Student attacked in Territorial Hall, sustains serious injuries

Justin Costley

Three men entered Territorial Hall after 2 a.m. Nov. 12 and one of them allegedly assaulted University student Luke Albers outside his dorm room.
Witnesses said the assailant knocked on Albers’ door, waited for him to answer and then threw him into the hallway wall and began punching him as he lay unconscious on the ground.
Onlookers pulled the assailant off and called 911. Albers was transported to Fairview-University Medical Center where he was treated and released later that morning.
The assailant broke Albers’ cheekbone and eye socket in the alleged assault. Albers also received stitches on both lips from Fairview doctors.
The University doctors who treated Albers told him he will need further surgery to repair his damaged face.
Police reports state the suspects ran out of the building soon after the incident.
The altercation stemmed from an earlier incident when the assailant and a woman he was with encountered Albers and a group of five or six friends in Territorial Hall.
Michael Wilfahrt, who was among this group, said sometime after 2 a.m. Sunday he and a friend were arguing as the man and woman approached.
Wilfahrt added the man remarked, “What’s up, girls?” as he passed by, provoking angry responses from all in the group.
He said everyone involved had been drinking, and though the exchange was heated at times, the disagreement lasted only about a minute before the group was able to get the man to apologize and leave the area.
“We just thought he was really stupid for lipping off to a big group of guys when he was by himself,” Wilfahrt said. “I didn’t think he’d get other people and come back in or anything.”
But while Territorial resident Ty Pope, who had been among the group, was in the bathroom, he encountered the man again, this time with two other men.
Pope said the three men recognized him, pushed him against a bathroom stall and asked him where the other participants were.
Lying to them, Pope told the men he didn’t know where the people were, and that they had probably gone to bed anyway.

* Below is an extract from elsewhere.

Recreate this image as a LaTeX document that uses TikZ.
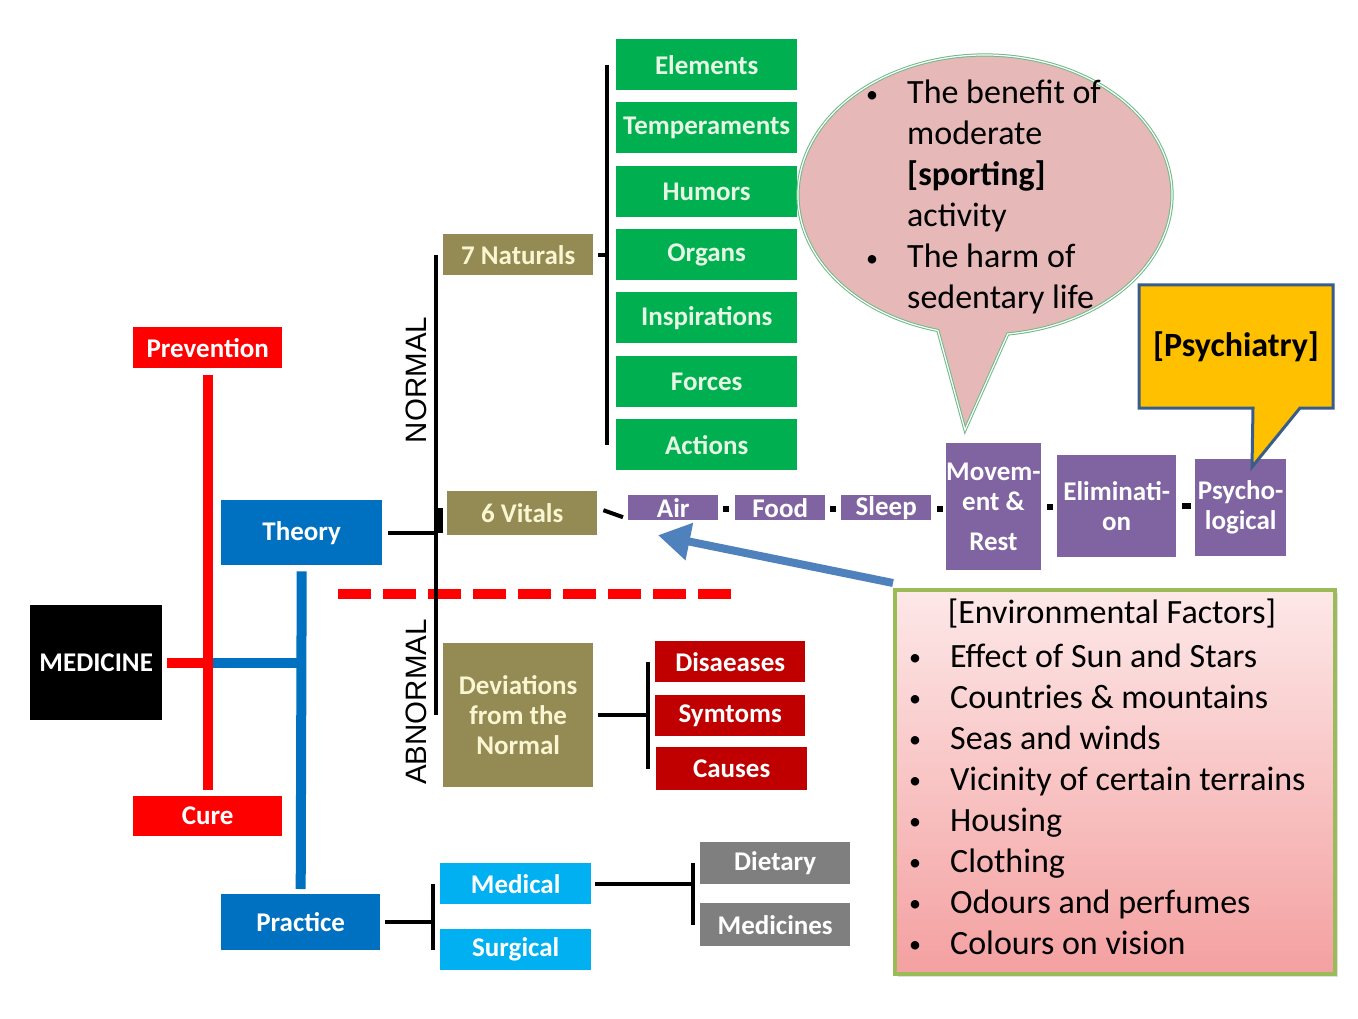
\documentclass[tikz,border=0pt]{standalone}
\usepackage{fontspec}
\setmainfont{Carlito}
\newfontfamily\arialf{Liberation Sans}
\usetikzlibrary{arrows.meta,calc,shadows}

\definecolor{cred}{HTML}{FF0000}
\definecolor{cblue}{HTML}{0070C0}
\definecolor{colive}{HTML}{948A54}
\definecolor{ccream}{HTML}{FAF6D2}
\definecolor{cgreen}{HTML}{00B050}
\definecolor{cmint}{HTML}{E6F7E4}
\definecolor{cpurple}{HTML}{8064A2}
\definecolor{cdred}{HTML}{C00000}
\definecolor{ccyan}{HTML}{00B0F0}
\definecolor{cgrey}{HTML}{7F7F7F}
\definecolor{cyellow}{HTML}{FFC000}
\definecolor{cyborder}{HTML}{385D8A}
\definecolor{cbubble}{HTML}{E6B9B8}
\definecolor{cbubbord}{HTML}{6DBA86}
\definecolor{cenvbord}{HTML}{9BBB59}
\definecolor{cenvtop}{HTML}{FDE8E8}
\definecolor{cenvbot}{HTML}{F4A0A0}
\definecolor{carrow}{HTML}{4F81BD}

\newcommand{\smbul}{\raisebox{1.5pt}{\fontsize{24}{24}\selectfont\textbullet}}

\tikzset{
 lbl/.style={font=\bfseries\fontsize{27}{30}\selectfont, inner sep=0pt, anchor=north west, align=center},
 blackbox/.style={lbl, fill=black, text=white},
 redbox/.style={lbl, fill=cred, text=white},
 bluebox/.style={lbl, fill=cblue, text=white},
 olivebox/.style={lbl, fill=colive, text=ccream},
 greenbox/.style={lbl, fill=cgreen, text=cmint, minimum width=181pt, minimum height=51pt},
 purplebox/.style={lbl, fill=cpurple, text=white},
 dredbox/.style={lbl, fill=cdred, text=white, minimum width=150pt},
 cyanbox/.style={lbl, fill=ccyan, text=white, minimum width=151pt, minimum height=41pt},
 greybox/.style={lbl, fill=cgrey, text=white, minimum width=150pt},
 redline/.style={draw=cred, line width=10pt},
 blueline/.style={draw=cblue, line width=10pt},
 blackline/.style={draw=black, line width=4pt},
 dotlink/.style={draw=black, line width=6pt},
 bodytext/.style={font=\fontsize{34}{41}\selectfont, inner sep=0pt},
 sidelabel/.style={font=\arialf\fontsize{29.5}{30}\selectfont, inner sep=0pt, rotate=90},
}

\begin{document}
\begin{tikzpicture}[x=1pt,y=-1pt]
\useasboundingbox (0,0) rectangle (1358,1019);
\fill[white] (0,0) rectangle (1358,1019);

% ---------- left part ----------
\node[blackbox, minimum width=132pt, minimum height=115pt] (med) at (30,605) {MEDICINE};
\node[redbox, minimum width=149pt, minimum height=41pt] (prev) at (133,327) {Prevention};
\node[redbox, minimum width=149pt, minimum height=40pt] (cure) at (133,796) {Cure};
\node[bluebox, minimum width=161pt, minimum height=65pt] (theory) at (221,500) {Theory};
\node[bluebox, minimum width=159pt, minimum height=56pt] (practice) at (221,894) {Practice};

\draw[redline] ([yshift=-7pt]prev.south) -- ([yshift=6pt]cure.north);
\draw[redline] ([xshift=5pt]med.east) -- ([xshift=5pt]med.east -| prev.south);
\draw[blueline] ([xshift=5pt]med.east -| prev.south) -- ([xshift=4pt]med.east -| theory.south);
\draw[blueline] ([yshift=-6pt]theory.south) -- ([yshift=5pt]practice.north);

% ---------- middle: normal / abnormal ----------
\node[olivebox, minimum width=150pt, minimum height=41pt] (nat) at (443,234) {7 Naturals};
\node[olivebox, minimum width=150pt, minimum height=44pt] (vit) at (447,491) {6 Vitals};
\node[olivebox, minimum width=150pt, minimum height=144pt] (dev) at (443,643) {Deviations\\from the\\Normal};

\node[sidelabel] (normal) at (416,380) {NORMAL};
\node[sidelabel] (abnormal) at (416,702) {ABNORMAL};

\coordinate (sepL) at (338,594);
\coordinate (sepR) at (731,594);
\draw[draw=cred, line width=10pt, dash pattern=on 33pt off 12pt] (sepL) -- (sepR);

\coordinate (ntop) at ([xshift=-7pt]nat.west);
\coordinate (nbot) at (ntop |- 0,715);
\draw[blackline] (ntop) -- (nbot);
\draw[blackline] ([xshift=6pt]theory.east) -- (theory.east -| ntop);
\draw[black, line width=6pt] ([xshift=-7pt,yshift=5pt]vit.west) -- ([xshift=-7pt,yshift=-20pt]vit.west);

% seven naturals
\node[greenbox] (elem) at (616,39) {Elements};
\node[greenbox] (temp) at (616,102) {Temperaments};
\node[greenbox] (hum) at (616,166) {Humors};
\node[greenbox] (org) at (616,229) {Organs};
\node[greenbox] (insp) at (616,292) {Inspirations};
\node[greenbox] (forc) at (616,356) {Forces};
\node[greenbox] (act) at (616,419) {Actions};
\coordinate (b7top) at ([xshift=-9pt]elem.west);
\coordinate (b7bot) at ([xshift=-9pt]act.west);
\draw[blackline] (b7top) -- (b7bot);
\draw[blackline] ([xshift=5pt]nat.east) -- (nat.east -| b7top);

% six vitals
\node[purplebox, minimum width=90pt, minimum height=25pt] (air) at (628,495) {Air};
\node[purplebox, minimum width=90pt, minimum height=25pt] (food) at (735,495) {Food};
\node[purplebox, minimum width=90pt, minimum height=25pt] (sleep) at (841,495) {Sleep};
\node[purplebox, minimum width=91pt, minimum height=127pt] (mov) at (946,443) {Movem-\\ent \&\\[10pt]Rest};
\node[purplebox, minimum width=119pt, minimum height=102pt] (elim) at (1057,455) {Eliminati-\\on};
\node[purplebox, minimum width=91pt, minimum height=97pt] (psy) at (1195,459) {Psycho-\\logical};

\draw[blackline] ([xshift=6pt,yshift=3pt]vit.east) -- ([xshift=-5pt,yshift=-9.5pt]air.west);
\draw[dotlink, shorten <=5pt, shorten >=6pt] ([yshift=-1pt]air.east) -- ([yshift=-1pt]food.west);
\draw[dotlink, shorten <=5pt, shorten >=5pt] ([yshift=-1pt]food.east) -- ([yshift=-1pt]sleep.west);
\draw[dotlink, shorten <=6pt, shorten >=3pt] ([yshift=-1pt]sleep.east) -- ([yshift=-1pt]sleep.east -| mov.west);
\draw[dotlink, shorten <=6pt, shorten >=4pt] (mov.east) -- (mov.east -| elim.west);
\draw[dotlink, shorten <=6pt, shorten >=4pt] (elim.east) -- (elim.east -| psy.west);

% abnormal
\node[dredbox, minimum height=41pt] (dis) at (655,641) {Disaeases};
\node[dredbox, minimum height=41pt] (sym) at (655,695) {Symtoms};
\node[dredbox, minimum height=43pt, minimum width=151pt] (cau) at (656,747) {Causes};
\coordinate (bdtop) at ([xshift=-7pt]dis.west);
\coordinate (bdbot) at (bdtop |- cau.west);
\draw[blackline] (bdtop) -- (bdbot);
\draw[blackline] ([xshift=5pt]dev.east) -- (dev.east -| bdtop);

% practice
\node[cyanbox] (medi) at (440,863) {Medical};
\node[cyanbox] (surg) at (440,929) {Surgical};
\node[greybox, minimum height=42pt] (diet) at (700,842) {Dietary};
\node[greybox, minimum height=43pt] (mdc) at (700,903) {Medicines};
\coordinate (bptop) at ([xshift=-7pt]medi.west);
\coordinate (bpbot) at ([xshift=-7pt]surg.west);
\draw[blackline] (bptop) -- (bpbot);
\draw[blackline] ([xshift=5pt]practice.east) -- (practice.east -| bptop);
\coordinate (bmtop) at ([xshift=-7pt]diet.west);
\coordinate (bmbot) at ([xshift=-7pt]mdc.west);
\draw[blackline] (bmtop) -- (bmbot);
\draw[blackline] ([xshift=4pt]medi.east) -- (medi.east -| bmtop);

% ---------- speech bubble ----------
\coordinate (bubc) at (985,195);
\coordinate (bubtip) at (965,430);
\filldraw[fill=cbubble, draw=cbubbord, line width=1pt, double=white, double distance=1.2pt]
  (bubc) ++(104.6:187 and 140) arc[start angle=104.6, end angle=443, x radius=187, y radius=140]
  -- (bubtip) -- cycle;
\node[bodytext, anchor=base west] (bubtext) at (866,104) {%
\begin{tabular}[t]{@{}p{41pt}@{}l@{}}
\smbul & The benefit of\\
 & moderate\\
 & \textbf{[sporting]}\\
 & activity\\
\smbul & The harm of\\
 & sedentary life
\end{tabular}};

% ---------- psychiatry callout ----------
\filldraw[fill=cyellow, draw=cyborder, line width=3pt, line join=miter]
  (1139,285) -- (1333,285) -- (1333,408) -- (1300,408) -- (1252,467) -- (1253,408) -- (1139,408) -- cycle;
\node[font=\bfseries\fontsize{34}{36}\selectfont, inner sep=0pt] (psych) at (1236,347) {[Psychiatry]};

% ---------- environmental factors ----------
\node[anchor=north west, minimum width=440pt, minimum height=384pt, inner sep=0pt,
      draw=cenvbord, line width=4pt, top color=cenvtop, bottom color=cenvbot,
      drop shadow={opacity=0.25, shadow xshift=3pt, shadow yshift=-3pt}] (env) at (893,588) {};
\node[bodytext] (envtitle) at (1112,614) {[Environmental Factors]};
\node[bodytext, anchor=base west] (envlist) at (909,667) {%
\begin{tabular}[t]{@{}p{41pt}@{}l@{}}
\smbul & Effect of Sun and Stars\\
\smbul & Countries \& mountains\\
\smbul & Seas and winds\\
\smbul & Vicinity of certain terrains\\
\smbul & Housing\\
\smbul & Clothing\\
\smbul & Odours and perfumes\\
\smbul & Colours on vision
\end{tabular}};

\coordinate (vtip) at ([xshift=30pt,yshift=-27.5pt]air.west);
\draw[carrow, line width=8pt, -{Triangle[length=32pt,width=36pt]}] ([yshift=5pt]env.north west) -- (vtip);

\end{tikzpicture}
\end{document}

“I wasn’t going to get anybody in trouble like that, so I told them I didn’t know the people,” Pope added.
After receiving no help from Pope, the man who had been in the hall earlier left the bathroom and allegedly started knocking on random doors.
Pope said he had no way of knowing what would happen next.
“I thought they just would maybe give up on it,” he said.
But they didn’t, and after only 30 or 40 seconds, Pope said, the assailant reached Albers’ door.
Albers, who opened the door thinking it was a friend, never saw the attack coming.
“It looked pretty bad right away,” Pope said of the alleged assault.
“I ran down there and pulled the guy off of him. By that time, Luke was knocked out and bleeding from his lip, eye and nose.”
Pope added the men were searching for anyone involved in the earlier situation and not searching for Albers in particular.
“They were looking for a fight,” Pope said. “(Albers) was the only person that really opened his door. And they recognized him.”
Pope said he’s never seen the three men in the residence hall before, although the woman, who accompanied the man earlier, lives in the residence hall.
Territorial Hall’s doors are always locked, usually forcing people to swipe their U Card or be escorted by a resident to gain access to the building.
Pope said there are numerous rumors about how the men gained entry to the locked hall. He added that while some say the woman let him in, nobody knows for sure.
Lisa Schulte, assistant director of the residence halls, said the suspects may have tailgated behind someone to enter the hall.
“From all the accounts that I’m receiving, the individual that lived in Territorial did not let these three gentlemen in,” Schulte said.
Schulte added that security officers are always on duty at the residence halls from 9 p.m. to 7 a.m., including Territorial Hall.
She said their duty is to patrol the entire interior of the residence halls and deal with any confrontations or emergencies.
“I think as far as any type of emergency that’s handled in the residence halls, it was handled very appropriately,” Schulte said. “Right now we’re just trying to weed out what exactly happened and how.”